TASK PROMPT: Go through the material and write it all out exactly, minus the pictures.

DATA PROVIDED:

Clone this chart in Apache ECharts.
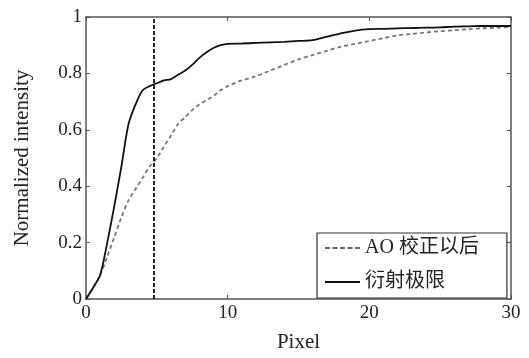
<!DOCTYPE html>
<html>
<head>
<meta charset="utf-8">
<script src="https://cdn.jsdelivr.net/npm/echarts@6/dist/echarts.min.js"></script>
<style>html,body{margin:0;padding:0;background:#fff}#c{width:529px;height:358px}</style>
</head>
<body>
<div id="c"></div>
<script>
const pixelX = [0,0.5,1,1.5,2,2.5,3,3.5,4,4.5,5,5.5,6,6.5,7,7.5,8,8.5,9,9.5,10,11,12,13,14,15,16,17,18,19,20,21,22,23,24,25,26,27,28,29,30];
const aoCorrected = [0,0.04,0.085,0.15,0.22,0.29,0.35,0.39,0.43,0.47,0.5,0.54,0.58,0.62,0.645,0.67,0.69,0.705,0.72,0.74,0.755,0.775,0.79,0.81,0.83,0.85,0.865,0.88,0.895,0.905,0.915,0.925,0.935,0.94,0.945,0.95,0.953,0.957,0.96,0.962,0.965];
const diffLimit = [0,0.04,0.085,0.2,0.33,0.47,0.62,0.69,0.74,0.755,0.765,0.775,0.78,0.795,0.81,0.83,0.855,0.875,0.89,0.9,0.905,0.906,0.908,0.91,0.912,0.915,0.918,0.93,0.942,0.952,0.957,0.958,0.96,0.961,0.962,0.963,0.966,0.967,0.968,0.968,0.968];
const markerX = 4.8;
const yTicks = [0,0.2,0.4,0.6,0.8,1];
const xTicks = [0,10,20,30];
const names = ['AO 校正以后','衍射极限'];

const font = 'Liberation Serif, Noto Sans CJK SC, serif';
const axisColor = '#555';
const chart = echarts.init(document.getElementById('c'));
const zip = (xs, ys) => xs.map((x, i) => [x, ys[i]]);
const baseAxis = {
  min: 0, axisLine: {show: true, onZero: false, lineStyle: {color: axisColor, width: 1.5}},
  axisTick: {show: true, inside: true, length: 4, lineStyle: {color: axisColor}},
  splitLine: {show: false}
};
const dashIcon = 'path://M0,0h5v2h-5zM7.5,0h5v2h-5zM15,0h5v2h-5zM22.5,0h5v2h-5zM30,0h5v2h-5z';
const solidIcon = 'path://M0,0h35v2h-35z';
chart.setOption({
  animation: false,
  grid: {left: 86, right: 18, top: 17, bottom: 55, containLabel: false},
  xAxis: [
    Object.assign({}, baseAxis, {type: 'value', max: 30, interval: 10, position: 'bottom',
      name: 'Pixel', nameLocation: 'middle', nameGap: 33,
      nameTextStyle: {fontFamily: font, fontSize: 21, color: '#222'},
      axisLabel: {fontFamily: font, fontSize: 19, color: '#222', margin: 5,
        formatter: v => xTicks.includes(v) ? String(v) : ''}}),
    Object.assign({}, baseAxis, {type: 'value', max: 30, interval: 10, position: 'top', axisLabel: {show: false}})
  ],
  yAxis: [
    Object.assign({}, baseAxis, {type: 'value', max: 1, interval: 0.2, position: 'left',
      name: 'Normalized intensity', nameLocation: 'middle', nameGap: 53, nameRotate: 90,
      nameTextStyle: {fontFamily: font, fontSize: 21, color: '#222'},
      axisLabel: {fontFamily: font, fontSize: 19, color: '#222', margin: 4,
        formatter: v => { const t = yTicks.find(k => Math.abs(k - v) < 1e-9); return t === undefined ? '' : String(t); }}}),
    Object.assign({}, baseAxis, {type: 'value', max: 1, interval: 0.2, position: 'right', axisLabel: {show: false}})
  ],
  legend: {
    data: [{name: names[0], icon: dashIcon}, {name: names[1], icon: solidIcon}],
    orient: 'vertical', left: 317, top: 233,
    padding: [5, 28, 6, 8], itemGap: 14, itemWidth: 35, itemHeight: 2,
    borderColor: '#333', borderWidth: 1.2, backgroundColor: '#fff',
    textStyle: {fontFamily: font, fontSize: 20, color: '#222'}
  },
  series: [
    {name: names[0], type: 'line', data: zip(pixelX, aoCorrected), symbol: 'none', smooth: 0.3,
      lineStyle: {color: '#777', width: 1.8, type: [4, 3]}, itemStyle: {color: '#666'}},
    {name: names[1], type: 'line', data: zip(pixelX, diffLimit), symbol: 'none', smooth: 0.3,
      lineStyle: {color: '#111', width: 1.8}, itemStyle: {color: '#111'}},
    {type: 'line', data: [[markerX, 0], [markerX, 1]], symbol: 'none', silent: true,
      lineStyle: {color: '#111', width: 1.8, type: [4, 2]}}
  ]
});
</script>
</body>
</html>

SOLVED PROBLEM:
Clone this chart in Apache ECharts.
<!DOCTYPE html>
<html>
<head>
<meta charset="utf-8">
<script src="https://cdn.jsdelivr.net/npm/echarts@6/dist/echarts.min.js"></script>
<style>html,body{margin:0;padding:0;background:#fff}#c{width:529px;height:358px}</style>
</head>
<body>
<div id="c"></div>
<script>
const pixelX = [0,0.5,1,1.5,2,2.5,3,3.5,4,4.5,5,5.5,6,6.5,7,7.5,8,8.5,9,9.5,10,11,12,13,14,15,16,17,18,19,20,21,22,23,24,25,26,27,28,29,30];
const aoCorrected = [0,0.04,0.085,0.15,0.22,0.29,0.35,0.39,0.43,0.47,0.5,0.54,0.58,0.62,0.645,0.67,0.69,0.705,0.72,0.74,0.755,0.775,0.79,0.81,0.83,0.85,0.865,0.88,0.895,0.905,0.915,0.925,0.935,0.94,0.945,0.95,0.953,0.957,0.96,0.962,0.965];
const diffLimit = [0,0.04,0.085,0.2,0.33,0.47,0.62,0.69,0.74,0.755,0.765,0.775,0.78,0.795,0.81,0.83,0.855,0.875,0.89,0.9,0.905,0.906,0.908,0.91,0.912,0.915,0.918,0.93,0.942,0.952,0.957,0.958,0.96,0.961,0.962,0.963,0.966,0.967,0.968,0.968,0.968];
const markerX = 4.8;
const yTicks = [0,0.2,0.4,0.6,0.8,1];
const xTicks = [0,10,20,30];
const names = ['AO 校正以后','衍射极限'];

const font = 'Liberation Serif, Noto Sans CJK SC, serif';
const axisColor = '#555';
const chart = echarts.init(document.getElementById('c'));
const zip = (xs, ys) => xs.map((x, i) => [x, ys[i]]);
const baseAxis = {
  min: 0, axisLine: {show: true, onZero: false, lineStyle: {color: axisColor, width: 1.5}},
  axisTick: {show: true, inside: true, length: 4, lineStyle: {color: axisColor}},
  splitLine: {show: false}
};
const dashIcon = 'path://M0,0h5v2h-5zM7.5,0h5v2h-5zM15,0h5v2h-5zM22.5,0h5v2h-5zM30,0h5v2h-5z';
const solidIcon = 'path://M0,0h35v2h-35z';
chart.setOption({
  animation: false,
  grid: {left: 86, right: 18, top: 17, bottom: 55, containLabel: false},
  xAxis: [
    Object.assign({}, baseAxis, {type: 'value', max: 30, interval: 10, position: 'bottom',
      name: 'Pixel', nameLocation: 'middle', nameGap: 33,
      nameTextStyle: {fontFamily: font, fontSize: 21, color: '#222'},
      axisLabel: {fontFamily: font, fontSize: 19, color: '#222', margin: 5,
        formatter: v => xTicks.includes(v) ? String(v) : ''}}),
    Object.assign({}, baseAxis, {type: 'value', max: 30, interval: 10, position: 'top', axisLabel: {show: false}})
  ],
  yAxis: [
    Object.assign({}, baseAxis, {type: 'value', max: 1, interval: 0.2, position: 'left',
      name: 'Normalized intensity', nameLocation: 'middle', nameGap: 53, nameRotate: 90,
      nameTextStyle: {fontFamily: font, fontSize: 21, color: '#222'},
      axisLabel: {fontFamily: font, fontSize: 19, color: '#222', margin: 4,
        formatter: v => { const t = yTicks.find(k => Math.abs(k - v) < 1e-9); return t === undefined ? '' : String(t); }}}),
    Object.assign({}, baseAxis, {type: 'value', max: 1, interval: 0.2, position: 'right', axisLabel: {show: false}})
  ],
  legend: {
    data: [{name: names[0], icon: dashIcon}, {name: names[1], icon: solidIcon}],
    orient: 'vertical', left: 317, top: 233,
    padding: [5, 28, 6, 8], itemGap: 14, itemWidth: 35, itemHeight: 2,
    borderColor: '#333', borderWidth: 1.2, backgroundColor: '#fff',
    textStyle: {fontFamily: font, fontSize: 20, color: '#222'}
  },
  series: [
    {name: names[0], type: 'line', data: zip(pixelX, aoCorrected), symbol: 'none', smooth: 0.3,
      lineStyle: {color: '#777', width: 1.8, type: [4, 3]}, itemStyle: {color: '#666'}},
    {name: names[1], type: 'line', data: zip(pixelX, diffLimit), symbol: 'none', smooth: 0.3,
      lineStyle: {color: '#111', width: 1.8}, itemStyle: {color: '#111'}},
    {type: 'line', data: [[markerX, 0], [markerX, 1]], symbol: 'none', silent: true,
      lineStyle: {color: '#111', width: 1.8, type: [4, 2]}}
  ]
});
</script>
</body>
</html>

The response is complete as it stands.